A team by any other name, please

This is a column I wrote in 2013 about the nickname of the pro football team in Washington. There have been calls to change the name over the years and now it looks like it just might happen or at least the owner seems closer than ever before. That is a positive thing. Overlook the outdated references and thanks as always.

Use the word “redskin” in a sentence. But first make a couple of notable exceptions. One, it can’t be a sentence about the pro football team in Washington. And two, eliminate any reference to potatoes.

Now go ahead, use “redskin” in a sentence.

Uh-huh. Not that easy, right? Yep. Thought so.

Anyone who can honestly say it’s not a racial slur after this exercise should perhaps be booked as a lifetime guest on Comedy Central’s “The Colbert Report.”

Yet here we are once again arguing the merits of whether that previously referenced football team in Washington should keep the name it has had since 1933 when the franchise was in Boston and it started playing games in now historic Fenway Park.
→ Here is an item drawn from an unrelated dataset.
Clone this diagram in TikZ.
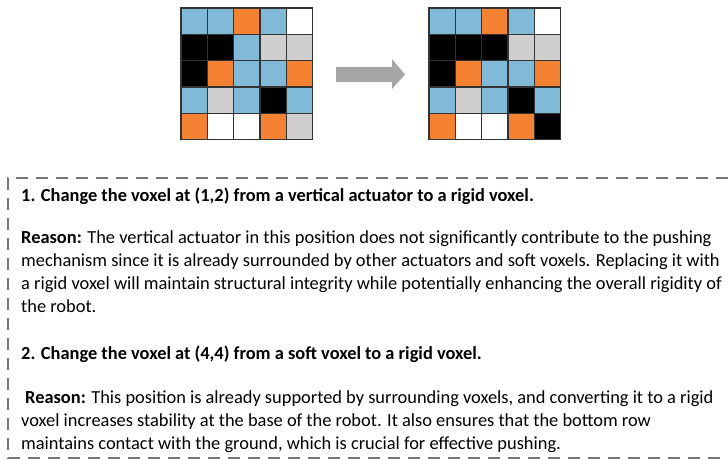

It kept the name when the team moved to Washington in 1937. It remained the Redskins when UNC legend Charlie Choo-Choo Justice chugged across the playing field there in 1951. Slingin’ Sammy Baugh is identified as an all-time Redskin on the team’s website. It was the Redskins when Vince Lombardi coached there briefly as well as George Allen and Joe Gibbs. And it was the Redskins when Doug Williams became the first black quarterback to win the Super Bowl.

The team even has its own fight song, “Hail to the Redskins,” for goodness sakes.

So Redskins it is, Redskins it has always been — well, except for that period prior to 1933 when the team was known as the Braves.

And whether it will always be Redskins, of course, is another question.

Every five years or so the national call for owners of the Washington Redskins to change the team’s name and mascot is raised a few decibels. The argument is that it’s a derogatory term for Native Americans. Of that there could be little doubt. Historically, use of the word “redskin” was associated with the connotation of Native Americans — or Indians — as barbarians and savages. It was a slur of derision uttered by the future Americans who came to this largely untamed land from other countries and displaced the Native Americans here at the time — nothing less.

And every five years or so, team ownership decides to simply ignore that argument. Current owner Dan Snyder isn’t the first to do so; he’s just the one saying “no way” at the moment. The rationale by Snyder and the many who do support him is that the name is a part of team history and that it wasn’t put in place as a slur to begin with.

The owner is well within his rights to call his team whatever he wishes. Unless folks have forgotten, it’s still America. And he has the support of most Washington fans, a good many around the nation and quite a few Native Americans. Many of the latter of my acquaintance are pretty evenly divided on the subject, in fact. A friend and former colleague who’s an Occaneechi Indian from Randolph County wears a Redskins hat to work each and every Sunday during the football season.

So even though Snyder doesn’t have to change the name of his popular football team. Even though he can call his team nearly anything he wishes. And even though he’s done nothing illegal or wrong, I’d like to offer one piece of advice.

Change the name anyway.

He should do so for one reason: It’s the right thing to do.

Team mascots and nicknames depicting Indians aren’t new at all. In fact, it’s a very old practice. Some sports teams, organizations or schools began dropping it years ago. Stanford University, for example, became the Cardinal. St. John’s University is now the Red Storm instead of the Red Men. Syracuse turned Orangemen into just Orange. Other teams kept their Indian associations but work to meet a certain ethical standard. Atlanta’s baseball team is still the Braves. Kansas City’s football team remains the Chiefs. Both are names that offer some positive reinforcement of Native Americans. While some criticize the “tomahawk chop” fans practice during games or cartoonish logos like that once associated with the Cleveland Indians baseball team, there is usually less of an outcry about nicknames that meet a certain standard.

I went to high school at South Stokes, whose nickname is the Sauras. That was a tribe of Indians that settled in the Sauratown Mountains of Stokes County from the 1400s to the 1700s before moving and becoming absorbed by the Cheraw tribe, according to historical accounts. It’s a name indigenous to the site of the school. It has historical meaning, similar to that of Florida State and its use of the nickname Seminoles.

In those cases it is more of a homage.

Personally, I have no problem with respectfully rendered sports nicknames or mascots. Most are done in this way today. Redskins, though, crosses a line that goes well beyond the predictable charges of political correctness run amok. Many media outlets years ago began to see it that way and declined to use the name Redskins when referring to the team from Washington in stories, headlines or video. They use Washington instead.

Then again, if Washington keeps careening down its current political path, that word might one day be just as taboo.